**Goal:**
Extract the listing in its entirety, keeping each line identical to the original.

**Dataset excerpt:**
--*--
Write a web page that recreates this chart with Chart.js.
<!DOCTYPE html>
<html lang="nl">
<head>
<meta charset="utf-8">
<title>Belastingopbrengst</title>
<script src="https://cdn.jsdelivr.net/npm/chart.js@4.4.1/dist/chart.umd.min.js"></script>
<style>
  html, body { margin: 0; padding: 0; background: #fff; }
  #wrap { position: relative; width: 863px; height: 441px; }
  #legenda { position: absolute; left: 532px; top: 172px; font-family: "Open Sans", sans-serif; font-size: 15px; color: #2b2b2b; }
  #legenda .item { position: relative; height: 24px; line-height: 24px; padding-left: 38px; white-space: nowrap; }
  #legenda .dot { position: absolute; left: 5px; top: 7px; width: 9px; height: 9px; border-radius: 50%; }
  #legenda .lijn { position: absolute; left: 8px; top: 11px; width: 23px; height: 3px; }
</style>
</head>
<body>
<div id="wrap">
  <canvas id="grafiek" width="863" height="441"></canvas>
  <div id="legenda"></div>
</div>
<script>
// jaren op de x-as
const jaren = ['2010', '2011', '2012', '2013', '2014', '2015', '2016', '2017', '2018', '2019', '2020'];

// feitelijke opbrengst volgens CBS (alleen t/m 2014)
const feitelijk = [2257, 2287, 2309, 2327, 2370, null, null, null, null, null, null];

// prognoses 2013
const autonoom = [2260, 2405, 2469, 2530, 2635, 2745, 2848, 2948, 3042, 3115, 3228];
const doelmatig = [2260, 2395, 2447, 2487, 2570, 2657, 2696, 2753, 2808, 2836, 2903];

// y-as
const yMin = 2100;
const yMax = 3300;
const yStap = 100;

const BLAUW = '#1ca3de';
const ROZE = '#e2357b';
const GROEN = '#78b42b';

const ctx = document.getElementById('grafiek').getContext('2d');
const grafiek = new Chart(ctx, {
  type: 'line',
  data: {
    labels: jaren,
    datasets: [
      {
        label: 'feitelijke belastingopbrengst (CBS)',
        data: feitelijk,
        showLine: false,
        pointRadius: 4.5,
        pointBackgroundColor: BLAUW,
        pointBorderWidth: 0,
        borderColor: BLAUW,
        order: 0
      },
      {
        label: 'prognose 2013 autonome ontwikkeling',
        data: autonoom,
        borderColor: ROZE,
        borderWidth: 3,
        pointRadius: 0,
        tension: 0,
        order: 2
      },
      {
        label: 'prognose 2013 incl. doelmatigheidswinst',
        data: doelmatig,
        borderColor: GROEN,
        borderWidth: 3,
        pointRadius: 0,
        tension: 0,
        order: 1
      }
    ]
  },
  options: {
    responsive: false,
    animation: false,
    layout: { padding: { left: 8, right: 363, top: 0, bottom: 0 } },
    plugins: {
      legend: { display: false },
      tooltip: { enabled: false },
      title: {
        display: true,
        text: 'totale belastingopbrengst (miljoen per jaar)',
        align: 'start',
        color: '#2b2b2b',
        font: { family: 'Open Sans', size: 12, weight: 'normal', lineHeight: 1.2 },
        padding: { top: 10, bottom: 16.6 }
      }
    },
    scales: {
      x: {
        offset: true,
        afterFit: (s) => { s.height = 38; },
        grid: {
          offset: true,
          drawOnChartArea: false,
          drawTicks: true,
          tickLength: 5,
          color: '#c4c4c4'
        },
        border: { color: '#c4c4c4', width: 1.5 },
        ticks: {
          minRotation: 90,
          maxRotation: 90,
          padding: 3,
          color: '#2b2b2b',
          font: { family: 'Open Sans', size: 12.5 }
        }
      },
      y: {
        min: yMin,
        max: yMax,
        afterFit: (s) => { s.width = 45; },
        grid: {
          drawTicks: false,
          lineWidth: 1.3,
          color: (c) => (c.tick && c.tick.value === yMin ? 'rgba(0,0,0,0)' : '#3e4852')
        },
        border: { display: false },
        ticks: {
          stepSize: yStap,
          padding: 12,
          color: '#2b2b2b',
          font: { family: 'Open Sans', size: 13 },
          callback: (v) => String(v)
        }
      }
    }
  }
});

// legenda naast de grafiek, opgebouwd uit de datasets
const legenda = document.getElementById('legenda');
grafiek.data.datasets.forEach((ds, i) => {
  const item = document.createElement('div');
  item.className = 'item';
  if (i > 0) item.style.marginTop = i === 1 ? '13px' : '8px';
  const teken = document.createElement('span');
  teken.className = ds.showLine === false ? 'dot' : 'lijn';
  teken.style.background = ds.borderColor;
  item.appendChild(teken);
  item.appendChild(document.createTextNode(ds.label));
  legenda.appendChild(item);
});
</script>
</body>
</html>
--*--
**Exercise response:**
Write a web page that recreates this chart with Chart.js.
<!DOCTYPE html>
<html lang="nl">
<head>
<meta charset="utf-8">
<title>Belastingopbrengst</title>
<script src="https://cdn.jsdelivr.net/npm/chart.js@4.4.1/dist/chart.umd.min.js"></script>
<style>
  html, body { margin: 0; padding: 0; background: #fff; }
  #wrap { position: relative; width: 863px; height: 441px; }
  #legenda { position: absolute; left: 532px; top: 172px; font-family: "Open Sans", sans-serif; font-size: 15px; color: #2b2b2b; }
  #legenda .item { position: relative; height: 24px; line-height: 24px; padding-left: 38px; white-space: nowrap; }
  #legenda .dot { position: absolute; left: 5px; top: 7px; width: 9px; height: 9px; border-radius: 50%; }
  #legenda .lijn { position: absolute; left: 8px; top: 11px; width: 23px; height: 3px; }
</style>
</head>
<body>
<div id="wrap">
  <canvas id="grafiek" width="863" height="441"></canvas>
  <div id="legenda"></div>
</div>
<script>
// jaren op de x-as
const jaren = ['2010', '2011', '2012', '2013', '2014', '2015', '2016', '2017', '2018', '2019', '2020'];

// feitelijke opbrengst volgens CBS (alleen t/m 2014)
const feitelijk = [2257, 2287, 2309, 2327, 2370, null, null, null, null, null, null];

// prognoses 2013
const autonoom = [2260, 2405, 2469, 2530, 2635, 2745, 2848, 2948, 3042, 3115, 3228];
const doelmatig = [2260, 2395, 2447, 2487, 2570, 2657, 2696, 2753, 2808, 2836, 2903];

// y-as
const yMin = 2100;
const yMax = 3300;
const yStap = 100;

const BLAUW = '#1ca3de';
const ROZE = '#e2357b';
const GROEN = '#78b42b';

const ctx = document.getElementById('grafiek').getContext('2d');
const grafiek = new Chart(ctx, {
  type: 'line',
  data: {
    labels: jaren,
    datasets: [
      {
        label: 'feitelijke belastingopbrengst (CBS)',
        data: feitelijk,
        showLine: false,
        pointRadius: 4.5,
        pointBackgroundColor: BLAUW,
        pointBorderWidth: 0,
        borderColor: BLAUW,
        order: 0
      },
      {
        label: 'prognose 2013 autonome ontwikkeling',
        data: autonoom,
        borderColor: ROZE,
        borderWidth: 3,
        pointRadius: 0,
        tension: 0,
        order: 2
      },
      {
        label: 'prognose 2013 incl. doelmatigheidswinst',
        data: doelmatig,
        borderColor: GROEN,
        borderWidth: 3,
        pointRadius: 0,
        tension: 0,
        order: 1
      }
    ]
  },
  options: {
    responsive: false,
    animation: false,
    layout: { padding: { left: 8, right: 363, top: 0, bottom: 0 } },
    plugins: {
      legend: { display: false },
      tooltip: { enabled: false },
      title: {
        display: true,
        text: 'totale belastingopbrengst (miljoen per jaar)',
        align: 'start',
        color: '#2b2b2b',
        font: { family: 'Open Sans', size: 12, weight: 'normal', lineHeight: 1.2 },
        padding: { top: 10, bottom: 16.6 }
      }
    },
    scales: {
      x: {
        offset: true,
        afterFit: (s) => { s.height = 38; },
        grid: {
          offset: true,
          drawOnChartArea: false,
          drawTicks: true,
          tickLength: 5,
          color: '#c4c4c4'
        },
        border: { color: '#c4c4c4', width: 1.5 },
        ticks: {
          minRotation: 90,
          maxRotation: 90,
          padding: 3,
          color: '#2b2b2b',
          font: { family: 'Open Sans', size: 12.5 }
        }
      },
      y: {
        min: yMin,
        max: yMax,
        afterFit: (s) => { s.width = 45; },
        grid: {
          drawTicks: false,
          lineWidth: 1.3,
          color: (c) => (c.tick && c.tick.value === yMin ? 'rgba(0,0,0,0)' : '#3e4852')
        },
        border: { display: false },
        ticks: {
          stepSize: yStap,
          padding: 12,
          color: '#2b2b2b',
          font: { family: 'Open Sans', size: 13 },
          callback: (v) => String(v)
        }
      }
    }
  }
});

// legenda naast de grafiek, opgebouwd uit de datasets
const legenda = document.getElementById('legenda');
grafiek.data.datasets.forEach((ds, i) => {
  const item = document.createElement('div');
  item.className = 'item';
  if (i > 0) item.style.marginTop = i === 1 ? '13px' : '8px';
  const teken = document.createElement('span');
  teken.className = ds.showLine === false ? 'dot' : 'lijn';
  teken.style.background = ds.borderColor;
  item.appendChild(teken);
  item.appendChild(document.createTextNode(ds.label));
  legenda.appendChild(item);
});
</script>
</body>
</html>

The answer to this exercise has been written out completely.